Xabi Tudela/Courtesy of the artist
Jace Clayton, a.k.a. DJ Rupture.
Jace Clayton, a.k.a. DJ Rupture. Xabi Tudela/Courtesy of the artist
When you hear a song on the radio today, there's a good chance that song was made using a computer. There's also a good chance that it was made using Western music software like, say, Ableton Live.
That makes sense, of course, for Western musicians, who are used to things like a 4/4 time signature and a 12-tone scale. But Eastern musicians unfamiliar with these defaults might have some issues. Now, a piece of software called Sufi Plug Ins is offering a solution.
A plug-in is a little program that adds abilities to a larger software application, like a video player or a synthesizer. Sufi Plug Ins is a package of such programs that work with Ableton Live, a commonly used music production software. The Sufi Plug Ins include four synthesizers, a drone instrument and a drum machine.

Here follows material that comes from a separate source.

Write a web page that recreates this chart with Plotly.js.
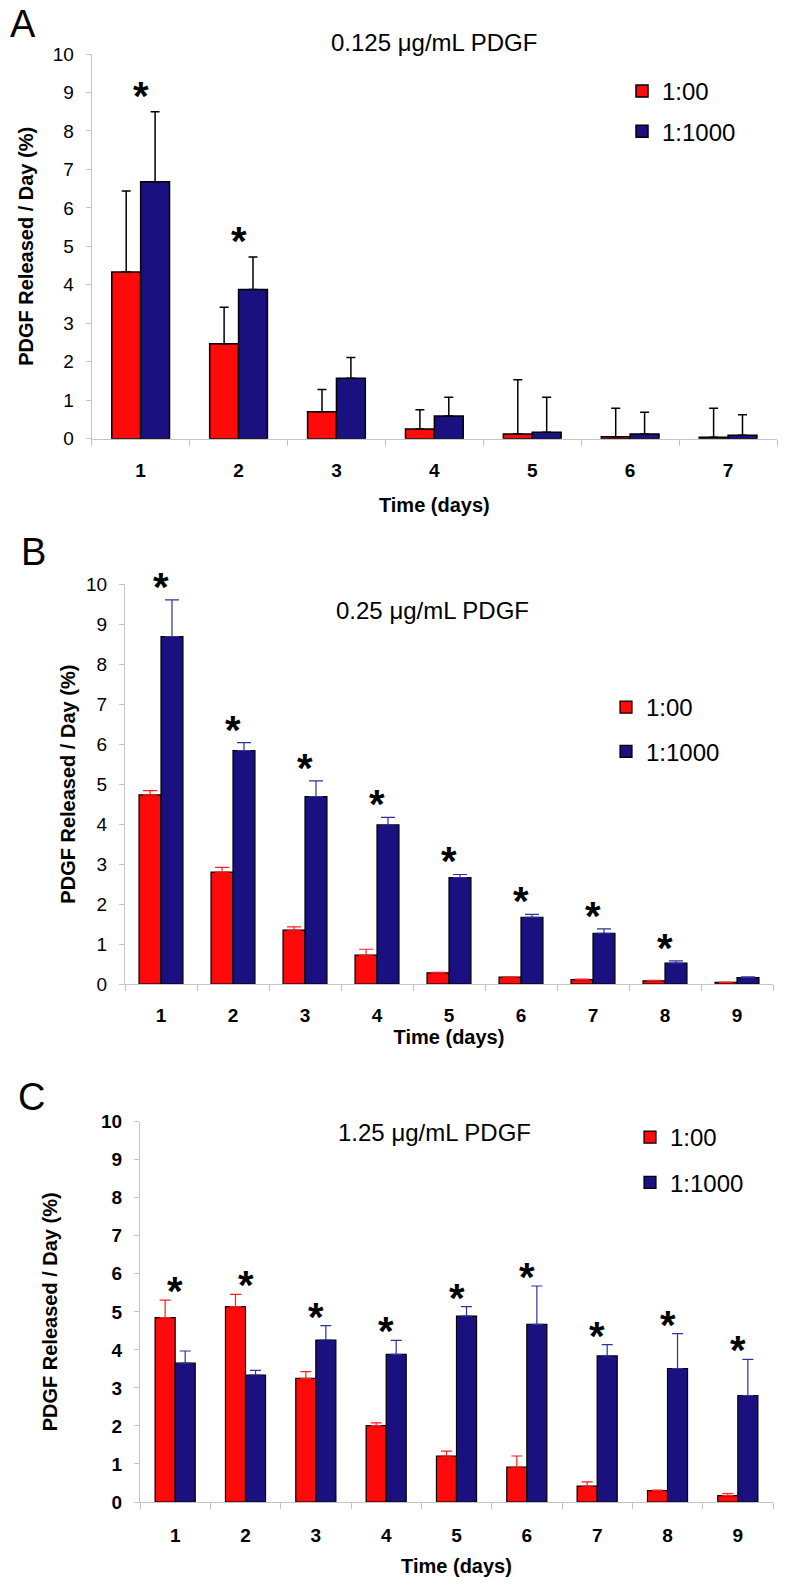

Sufi Plug Ins were created by Jace Clayton, also known as DJ Rupture. Clayton is based in New York, where he works as a freelance music writer and composer. He has DJed in a band with Norah Jones, lectured at Harvard University and hosted his own radio show on WFMU. He runs a record label called Dutty Arts, and some of his work takes him to other countries. He says he came up with the idea for Sufi Plug Ins while making music in Barcelona.
"Spain has a really active community of Moroccan musicians, and I was making music with a violinist named Abdelhak Rahal," Clayton says. "When I sat down and opened up my program, it defaults to a 4/4 beat and structures which to me are really obvious ... but for him was not the default, and so that really got me thinking about alternate paths through sound."
In addition to rhythm, his software was not compatible with Eastern melodies. When a musician sits down to use Ableton, oftentimes they'll compose by playing a physical instrument connected to the computer. That instrument is often a keyboard, which is literally a physical layout of a Western twelve tone scale. Clayton's program allows the user to modify the notes played by that keyboard. Four of the plug ins let musicians play a maqam, which Clayton says, is sort of like an Eastern scale.
"It is a scale insofar as it's a group of notes with a specific tuning, but in a way its more than a scale. It's like not only the notes you play, but a way in which the notes relate to each other and even a history of songs that have moved though these notes," he explains. "So in a way it's a huge philosophical concept."
One maqam, for example, is used for love songs.
"But for the software I had to interpret [a maqam] in its most basic level which is: OK, this is a series of notes you can play," Clayton says.
Clayton has his friend Amy Zhang demonstrate by playing C Major scale on a keyboard running into his computer. Then he switches on a plug in labeled "Khomasi."
"The difference is about two notes," he says. "On a piano they'd be tuned to notes in between the notes of a piano, so they're called quarter tones."
What you see on the screen is an array of knobs and buttons that allow a user to change the timbre of the notes. All of the labels on the plug ins are in a North African script called neo-Tifinaght. Sufi poetry pops up when you scroll your mouse over one of the knobs. Bill Bowen, the programmer for Sufi Plug Ins, says creating a unique user experience was as important to the project as building functional instruments.
"The attraction of most software is that it appeals to a user's conventional understanding of what it should do," Bowen says. "Whereas this software
challenges the user to turn all the knobs and hear all the sounds because it's not a conventional type of interface."
Classically-trained pianist Amy Zhang has toyed around with of these plug ins for a couple of months; she's studied Western classical music since she was a kid.
"I'm starting to use some of the drawings and some of the poetry, some of the scripts, and trying to kind of remember sort of the effects that they're creating and I'm finding once I'm doing this that I also begin describing it in the way that the poetry evokes it," she says.
For Clayton, that's the hope: that musicians will think differently about music, where it comes from and how it's "supposed" to sound.
"As much as it is a tool which many people are now using, I want it to kind of operate more like an art piece, which is to create questions," he says.
Here's one: Say the son of a muezzin is working all day on a new song. How will he hear the call to prayer over the music in his headphones? Included in the Sufi Plug Ins pack is a program called Devotion, which uses geolocation to automatically lower the volume of your computer five times a day.
Clayton has a few questions of his own. Soon, he plans on spending a few weeks in Cairo with young musicians, to see how the next round of plug ins might best suit their needs.